The phenomenon of creative couples working with photographic imagery could on the one side be explained by certain affirmation of the camera: photography is a technical image made by the camera, not the photographer. It is not the photographer who is taking picture but his, although the adjective is not all appropriate any more, camera. By rejecting unique authorship, a couple of photographers would find themselves at the beginning of a trip whose aim is this rejection of authorship in favor of the camera - whether this would also mean that anybody might push the button or it could be done by the camera itself, had it a program with such an operation. Photography would thus admit its mass media character even in the area of so called arts. On the other hand, though, creative couples are possible to be interpreted as a certain problematization of the common understanding of pushing a button being the creative act of a photographer. The creative act would be consisting of mere photographer’s decision which is principally independent of the photographic image’s positive creation. Understood in this manner, photography would henceforward be exclusively conceptual art whether it got rid of the artifact entirely or not. One of the proofs of this interpretation’s competence include artists working on creating a photographic image with a professional photographer. To a large extent it is tenable not only in case of direct photography but also arranged photography. Unlike “hand-made“ art and, of course, manipulated photography, the author of the arranged photography is not a human being but the arranged things themselves. It is this perception of photography not as a snapshot but a contemplated decision of a kind that appears to be close to creative couples working with photographic imagery.
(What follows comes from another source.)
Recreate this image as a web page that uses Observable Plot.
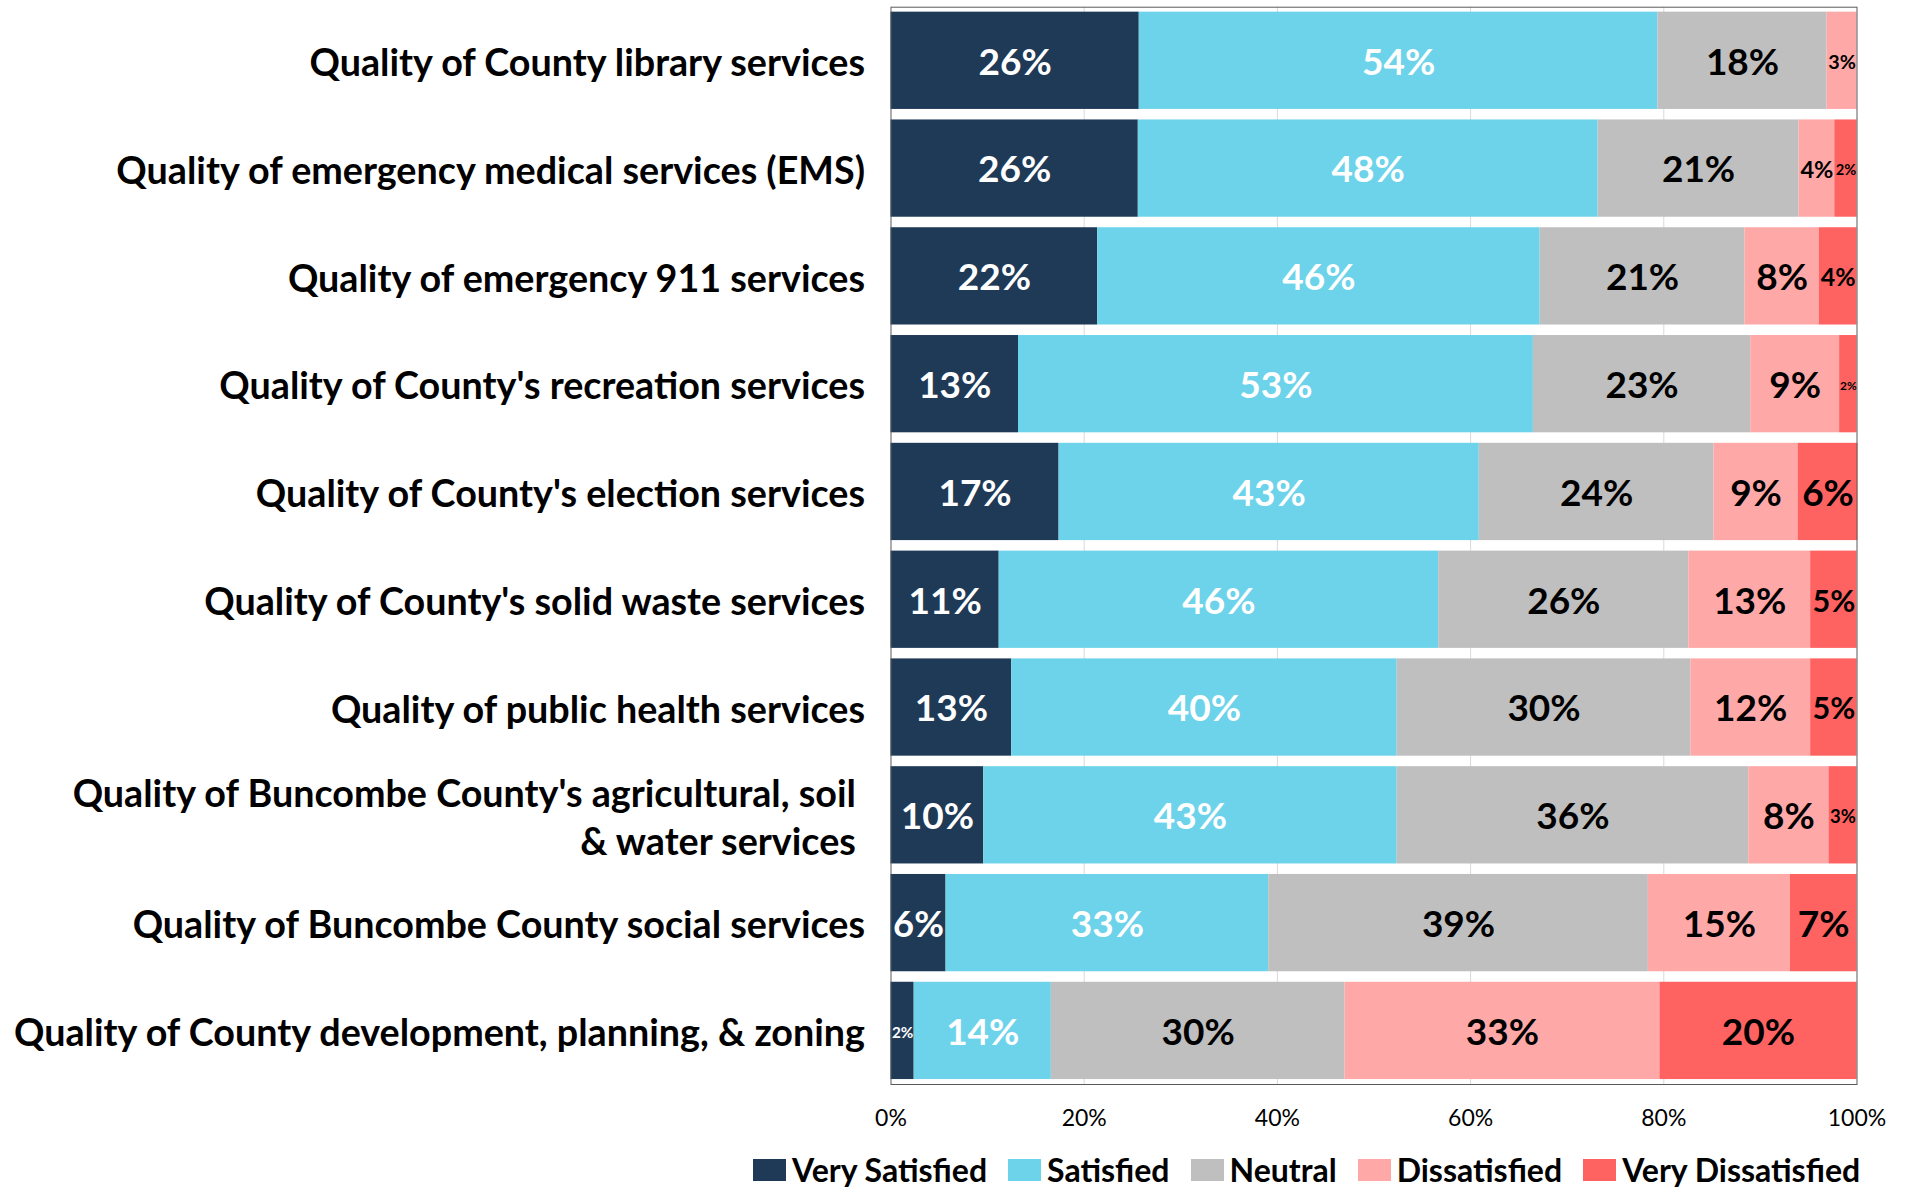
<!DOCTYPE html>
<html>
<head>
<meta charset="utf-8">
<script src="https://cdn.jsdelivr.net/npm/d3@7"></script>
<script src="https://cdn.jsdelivr.net/npm/@observablehq/plot@0.6"></script>
<style>
  body { margin: 0; background: #fff; font-family: Lato, "Open Sans", sans-serif; }
  #legend { margin-left: 753px; margin-top: 10px; }
  .lg-swatches { font-family: Lato, sans-serif !important; font-size: 32px !important; font-weight: bold !important; color: #000 !important; margin: 0 !important; }
  .lg-swatches-wrap .lg-swatch { margin-right: 21px !important; }
  .lg-swatch > svg { margin-right: 6px !important; }
</style>
</head>
<body>
<div id="chart"></div>
<div id="legend"></div>
<script>
const categories = [
  "Quality of County library services",
  "Quality of emergency medical services (EMS)",
  "Quality of emergency 911 services",
  "Quality of County's recreation services",
  "Quality of County's election services",
  "Quality of County's solid waste services",
  "Quality of public health services",
  "Quality of Buncombe County's agricultural, soil & water services",
  "Quality of Buncombe County social services",
  "Quality of County development, planning, & zoning"
];
const categoryLabels = [
  "Quality of County library services",
  "Quality of emergency medical services (EMS)",
  "Quality of emergency 911 services",
  "Quality of County's recreation services",
  "Quality of County's election services",
  "Quality of County's solid waste services",
  "Quality of public health services",
  "Quality of Buncombe County's agricultural, soil\u00a0\n& water services\u00a0",
  "Quality of Buncombe County social services",
  "Quality of County development, planning, & zoning"
];
const levels = ["Very Satisfied", "Satisfied", "Neutral", "Dissatisfied", "Very Dissatisfied"];
const colors = ["#1f3a57", "#6dd3ea", "#bfbfbf", "#ffa8a8", "#ff6361"];

const verySatisfied    = [25.7, 25.6, 21.4, 13.2, 17.4, 11.2, 12.5,  9.6,  5.7,  2.4];
const satisfied        = [53.7, 47.6, 45.8, 53.3, 43.5, 45.5, 39.9, 42.8, 33.4, 14.2];
const neutral          = [17.5, 20.8, 21.2, 22.5, 24.3, 25.9, 30.4, 36.4, 39.3, 30.4];
const dissatisfied     = [ 3.1,  3.7,  7.7,  9.2,  8.7, 12.6, 12.4,  8.3, 14.7, 32.6];
const veryDissatisfied = [ 0.0,  2.3,  3.9,  1.8,  6.2,  4.8,  4.8,  2.9,  6.9, 20.4];

const verySatisfiedLabels    = ["26%", "26%", "22%", "13%", "17%", "11%", "13%", "10%", "6%", "2%"];
const satisfiedLabels        = ["54%", "48%", "46%", "53%", "43%", "46%", "40%", "43%", "33%", "14%"];
const neutralLabels          = ["18%", "21%", "21%", "23%", "24%", "26%", "30%", "36%", "39%", "30%"];
const dissatisfiedLabels     = ["3%", "4%", "8%", "9%", "9%", "13%", "12%", "8%", "15%", "33%"];
const veryDissatisfiedLabels = ["", "2%", "4%", "2%", "6%", "5%", "5%", "3%", "7%", "20%"];

const xTicks = [0, 20, 40, 60, 80, 100];
const gridTicks = [20, 40, 60, 80];

const series = [verySatisfied, satisfied, neutral, dissatisfied, veryDissatisfied];
const seriesLabels = [verySatisfiedLabels, satisfiedLabels, neutralLabels, dissatisfiedLabels, veryDissatisfiedLabels];

const data = [];
categories.forEach((c, i) => {
  levels.forEach((l, j) => {
    data.push({category: c, level: l, li: j, value: series[j][i], label: seriesLabels[j][i]});
  });
});

const W = 1908, H = 1140, mL = 890.5, mR = 51.5, mT = 6.7, mB = 56;
const pxPerUnit = (W - mL - mR) / 100;
const labelSize = d => Math.min(37, Math.max(12, d.value * pxPerUnit * 0.66));

const chart = Plot.plot({
  width: W,
  height: H,
  marginLeft: mL,
  marginRight: mR,
  marginTop: mT,
  marginBottom: mB,
  style: {fontFamily: "Lato, sans-serif", background: "#fff", color: "#000"},
  x: {domain: [0, 100], axis: null},
  y: {domain: categories, paddingInner: 0.0975, paddingOuter: 0.046, round: false, axis: null},
  color: {domain: levels, range: colors},
  marks: [
    Plot.ruleX(gridTicks, {x: d => d, stroke: "#d9d9d9", strokeWidth: 1}),
    Plot.barX(data, Plot.stackX({x: "value", y: "category", z: "level", fill: "level", order: levels})),
    Plot.text(data, Plot.stackX({
      x: "value", y: "category", z: "level", order: levels,
      text: d => d.li < 2 ? d.label : "",
      fill: "#ffffff", fontWeight: "bold", fontSize: labelSize, dy: 2
    })),
    Plot.text(data, Plot.stackX({
      x: "value", y: "category", z: "level", order: levels,
      text: d => d.li >= 2 ? d.label : "",
      fill: "#000000", fontWeight: "bold", fontSize: labelSize, dy: 2
    })),
    Plot.text(categories, {
      y: d => d, text: (d, i) => categoryLabels[i],
      frameAnchor: "left", dx: -26, textAnchor: "end",
      fontSize: 37.7, fontWeight: "bold", lineHeight: 1.27, fill: "#000"
    }),
    Plot.text(xTicks, {
      x: d => d, text: d => d + "%",
      frameAnchor: "bottom", lineAnchor: "top", dy: 25,
      fontSize: 23, fill: "#000"
    }),
    Plot.frame({stroke: "#5a5a5a", strokeWidth: 1})
  ]
});
document.getElementById("chart").appendChild(chart);

const legend = Plot.legend({
  color: {domain: levels, range: colors},
  legend: "swatches",
  swatchWidth: 33,
  swatchHeight: 22,
  className: "lg"
});
document.getElementById("legend").appendChild(legend);
</script>
</body>
</html>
If couple represents the cooperative author of the decision, the two have to come to such a decision through the process of discussion that is made possible by the medium of photography which merely reproduces a pre-existing phenomenon. Discussion is feasible only on such real phenomenon. The art work thus meets interpretation due to its original discoursivity. Furthermore, it is imprinted with certain concrete social configuration reflecting the two authors’ mutual relationship, be it a married couple, heterosexual or homosexual partners, friends, or siblings, including one-egg twins. Visual art abandons its modernist formula which defined it within society while admitting its social character. It takes over strategies typical for corporate structures such as the melting pot of entertainment and advertising industries, in fact its competitors.
Parallel to rejecting unique authorship is not only the multiplicative character of the photographic media but also typical creation of closed series of photographic images whose context makes up the final meaning of the individual pictures. With their installation and enlargement, photographs take over the role of traditional “hand-made“ hung painting. Common to both of them is certain aspect of totality, unity which is completely missing in case of fragmentary document photography. Two different relations meet in photography: causal relation exists between a thing and its image on a technological level, the thing is the cause of its photographic image; on the semantic level, however, the image refers to intentional relation between a human being and the thing photographed which should be perceived a key guide to interpretation of photographic images. Self-reflective relation typical for self-portrait is of special interest here whether it is a self-portrait in the common sense of the word or allegorical self-portrait, such as photographs of architecture. In case of creative couple, this reflexive relation is magnified into polyphony referring to a common foundations of the world of things and the world of people which is - just like all relations - inherent in something else than interplay of parts and wholes.